How do you pass on your cryptocurrency assets – The Hustle website asked this question recently, using the example of an IT professional who’d suffered a near-death experience.

Ryan Klein had been clearing out a gutter at his home when he fell off a ladder. While he didn’t suffer any injuries, the thought struck him at the time that had he died, his wife had no access to his cryptocurrency and the money would have just disappeared.

The incident spurred him to action. He wrote down his private keys and account passwords and typed up detailed information on how to access his account (which totalled some $77,000-worth of coins) and found a safe place to store it.

Increase in cryptocurrency investors

This issue is one that is gaining prominence, thanks to the increasing numbers of investors in cryptocurrencies, and is leading to a growth in the digital asset inheritance industry. Had Mr Klein died on that day, if he had a Will his assets would have been distributed to his heirs. If he hadn’t got round to writing a Will, then an administrator would have distributed his asset according to intestacy laws.
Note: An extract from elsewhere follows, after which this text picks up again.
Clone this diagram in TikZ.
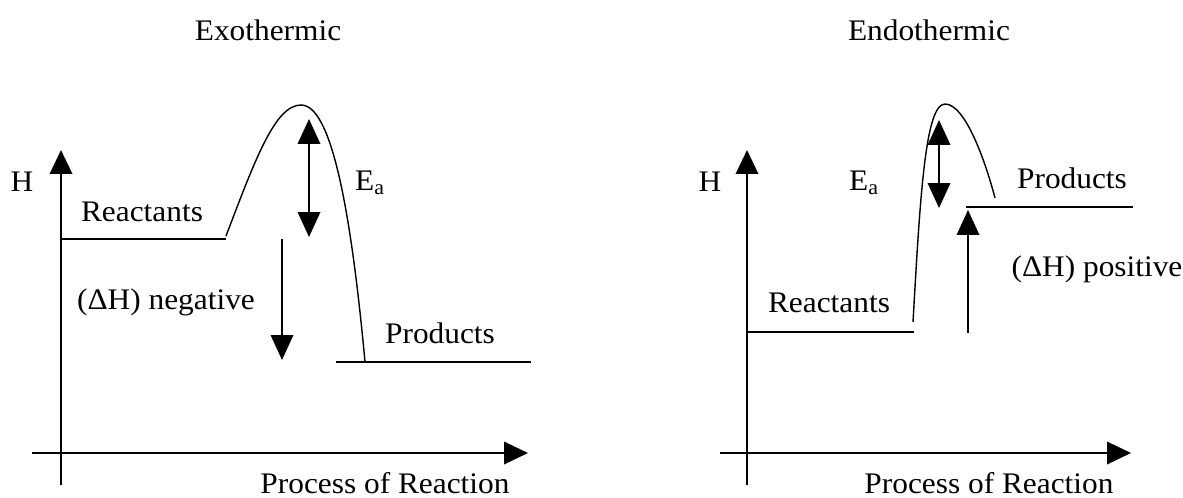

But traditional investments, such as savings accounts held by a bank, are much easier to access than digital assets, as bitcoin and non-fungible tokens (NFT) have no central regulatory authority. Assets are maintained using digital wallets only accessible through passwords or private keys – a 256 long string of alphanumeric characters.

Without the private key, an heir cannot access the currency, which will remain in the blockchain. Estimates place 20 percent of all bitcoins as ‘lost’ where the wallets containing them have not been accessed in more than five years. This equates to 3.7 million bitcoins, or roughly $140 billion, which does not include other forms of cryptocurrencies.

No info on how to access accounts

It is thought that a significant percentage of lost bitcoins are because investors have died without informing their relatives on how to access their accounts. One high-profile case is that of Gerald Cotten, who was the CEO of a crypto exchange called Quadriga. When he died unexpectedly, he took with him the private keys to $250 million-worth of his clients’ cryptocurrency.

Another bitcoin miner, Matthew Moody, was killed in a plane crash in 2013, leaving behind thousands of dollars-worth of bitcoins and no way for his family to access them.

The Hustle conducted a survey of cryptocurrency investors and found that 40 percent of responders said they had no plan in place on how to pass on their assets to their beneficiaries. It is suggested that because cryptocurrency investors tend to be younger (average age 38), their demographic doesn’t give enough consideration to will and how inheritance works. Even among those surveyed, those who did have a will in place, only about one in five (22 percent) included their digital assets.